Goal of the exercise - Search the records that follow and extract every line containing the string "with".

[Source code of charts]
--------------------------------------------------
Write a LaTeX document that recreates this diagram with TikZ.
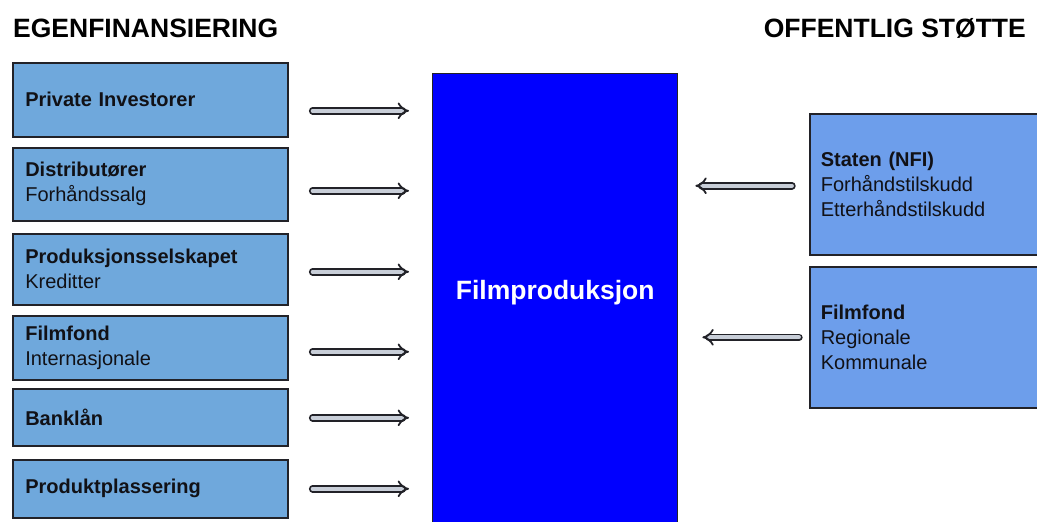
\documentclass[tikz,border=0pt]{standalone}
\usepackage{fontspec}
\setmainfont{Liberation Sans}
\usetikzlibrary{arrows.meta}
\definecolor{leftfill}{RGB}{111,168,220}
\definecolor{rightfill}{RGB}{109,158,235}
\definecolor{centerfill}{RGB}{0,0,255}
\definecolor{edgecol}{RGB}{34,34,40}
\definecolor{arrowfill}{RGB}{200,206,216}
\definecolor{txtcol}{RGB}{17,17,22}
\tikzset{
  heading/.style={font=\fontsize{26.5}{30}\selectfont\bfseries, text=black, inner sep=0pt},
  leftbox/.style={draw=edgecol, line width=1.6pt, fill=leftfill, anchor=north west,
    minimum width=275pt, text width=250pt, inner xsep=12.5pt, inner ysep=0pt, align=left,
    text=txtcol, font=\fontsize{20}{25}\selectfont},
  rightbox/.style={leftbox, fill=rightfill, minimum width=240pt, text width=218pt, inner xsep=11pt},
  fpbox/.style={draw=edgecol, line width=1.4pt, fill=centerfill, anchor=north west,
    minimum width=245pt, minimum height=460pt, inner sep=0pt},
  fptext/.style={text=white, font=\fontsize{26.5}{30}\selectfont\bfseries},
  flow/.style={draw=edgecol, line width=1.8pt, double=arrowfill, double distance=3.8pt,
    line cap=round, -{Implies[scale=1.5]}},
}
\begin{document}
\begin{tikzpicture}[x=1pt, y=-1pt]
\path[use as bounding box, clip] (0,0) rectangle (1037,522);
\fill[white] (0,0) rectangle (1037,522);

\node[heading, anchor=base west] (h1) at (13,37) {EGENFINANSIERING};
\node[heading, anchor=base east] (h2) at (1026,37) {OFFENTLIG STØTTE};

\node[fpbox, label={[fptext, yshift=11.5pt]center:Filmproduksjon}] (fp) at (432,73) {};

\node[leftbox, minimum height=74pt] (b1) at (12,62) {\textbf{Private Investorer}};
\node[leftbox, minimum height=73pt] (b2) at (12,147) {\textbf{Distributører}\\Forhåndssalg};
\node[leftbox, minimum height=71pt] (b3) at (12,233) {\textbf{Produksjonsselskapet}\\Kreditter};
\node[leftbox, minimum height=64pt] (b4) at (12,315) {\textbf{Filmfond}\\Internasjonale};
\node[leftbox, minimum height=57pt] (b5) at (12,388) {\textbf{Banklån}};
\node[leftbox, minimum height=58pt] (b6) at (12,459) {\textbf{Produktplassering}};

\node[rightbox, minimum height=141pt] (r1) at (809,113) {\textbf{Staten (NFI)}\\Forhåndstilskudd\\Etterhåndstilskudd};
\node[rightbox, minimum height=141pt] (r2) at (809,266) {\textbf{Filmfond}\\Regionale\\Kommunale};

\draw[flow, shorten <=24pt, shorten >=23pt] ([yshift=-11pt]b1.east) -- ([yshift=-11pt]b1.east -| fp.west);
\draw[flow, shorten <=24pt, shorten >=23pt] ([yshift=-6.5pt]b2.east) -- ([yshift=-6.5pt]b2.east -| fp.west);
\draw[flow, shorten <=24pt, shorten >=23pt] ([yshift=-2.5pt]b3.east) -- ([yshift=-2.5pt]b3.east -| fp.west);
\draw[flow, shorten <=24pt, shorten >=23pt] ([yshift=-4pt]b4.east) -- ([yshift=-4pt]b4.east -| fp.west);
\draw[flow, shorten <=24pt, shorten >=23pt] ([yshift=-0.5pt]b5.east) -- ([yshift=-0.5pt]b5.east -| fp.west);
\draw[flow, shorten <=24pt, shorten >=23pt] (b6.east) -- (b6.east -| fp.west);

\draw[flow, shorten <=17pt, shorten >=17pt] ([yshift=-1.5pt]r1.west) -- ([yshift=-1.5pt]r1.west -| fp.east);
\draw[flow, shorten <=10pt, shorten >=24pt] (r2.west) -- (r2.west -| fp.east);
\end{tikzpicture}
\end{document}
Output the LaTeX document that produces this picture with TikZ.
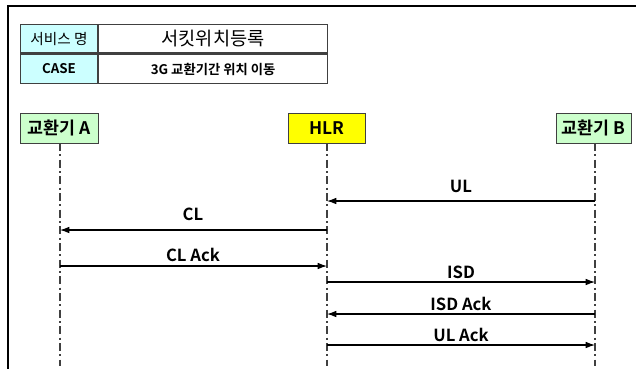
\documentclass[tikz,border=0pt]{standalone}
\usepackage{fontspec}
\setmainfont{Noto Sans CJK KR}[BoldFont={Noto Sans CJK KR Bold}]
\usetikzlibrary{arrows.meta}
\definecolor{kutuYesil}{HTML}{CCFFCC}
\definecolor{hlrSari}{HTML}{FFFF00}
\definecolor{tabloMavi}{HTML}{CCFFFF}
\definecolor{cizgi}{HTML}{404040}
\tikzset{
  cell/.style={draw=cizgi,thick,inner sep=0pt,font=\bfseries\fontsize{10}{12}\selectfont},
  head/.style={draw=cizgi,inner sep=0pt,minimum height=22.5pt,font=\bfseries\fontsize{13}{15}\selectfont},
  life/.style={cizgi,line width=0.8pt,dash pattern=on 6pt off 2.5pt on 1.5pt off 2.5pt},
  msg/.style={thick,-{Latex[length=7pt,width=5pt]}},
  lbl/.style={font=\bfseries\fontsize{12.5}{14}\selectfont,inner sep=0pt}
}
\begin{document}
\begin{tikzpicture}[x=0.75pt,y=-0.75pt]
\useasboundingbox (0,0) rectangle (636,369);
\draw[line width=1.5pt] (636,6) -- (8,6) -- (8,369);
% tablo
\node[cell,fill=tabloMavi,minimum width=57.75pt,minimum height=21pt,anchor=north west,font=\fontsize{11}{13}\selectfont] (t11) at (20,24) {서비스 명};
\node[cell,minimum width=171.75pt,minimum height=21pt,anchor=north west,font=\fontsize{14}{16}\selectfont] (t12) at (t11.north east) {서킷위치등록};
\node[cell,fill=tabloMavi,minimum width=57.75pt,minimum height=21.75pt,anchor=north west] (t21) at (20,54) {CASE};
\node[cell,minimum width=171.75pt,minimum height=21.75pt,anchor=north west] (t22) at (t21.north east) {3G 교환기간 위치 이동};
\draw[cizgi,thick] (t11.south west) -- (t12.south east);
% basliklar
\node[head,fill=kutuYesil,minimum width=58.5pt] (a) at (59,128) {교환기 A};
\node[head,fill=hlrSari,minimum width=57.75pt] (hlr) at (326.5,128) {HLR};
\node[head,fill=kutuYesil,minimum width=56.25pt] (b) at (593.5,128) {교환기 B};
\coordinate (aEnd) at (60,366);
\coordinate (hlrEnd) at (327,366);
\coordinate (bEnd) at (595,366);
\draw[life] (60,143) -- (aEnd);
\draw[life] (327,143) -- (hlrEnd);
\draw[life] (595,143) -- (bEnd);
% mesajlar
\draw[msg] (bEnd |- 0,201) -- (hlrEnd |- 0,201);
\draw[msg] (hlrEnd |- 0,230) -- (aEnd |- 0,230);
\draw[msg] (aEnd |- 0,266) -- (hlrEnd |- 0,266);
\draw[msg] (hlrEnd |- 0,282) -- (bEnd |- 0,282);
\draw[msg] (bEnd |- 0,314) -- (hlrEnd |- 0,314);
\draw[msg] (hlrEnd |- 0,345) -- (bEnd |- 0,345);
\node[lbl] (ul) at (461,186) {UL};
\node[lbl] (cl) at (193,214) {CL};
\node[lbl] (clack) at (193,255) {CL Ack};
\node[lbl] (isd) at (461,272) {ISD};
\node[lbl] (isdack) at (461,304) {ISD Ack};
\node[lbl] (ulack) at (461,335) {UL Ack};
\end{tikzpicture}
\end{document}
--------------------------------------------------
Exercise result -
Write a LaTeX document that recreates this diagram with TikZ.
Output the LaTeX document that produces this picture with TikZ.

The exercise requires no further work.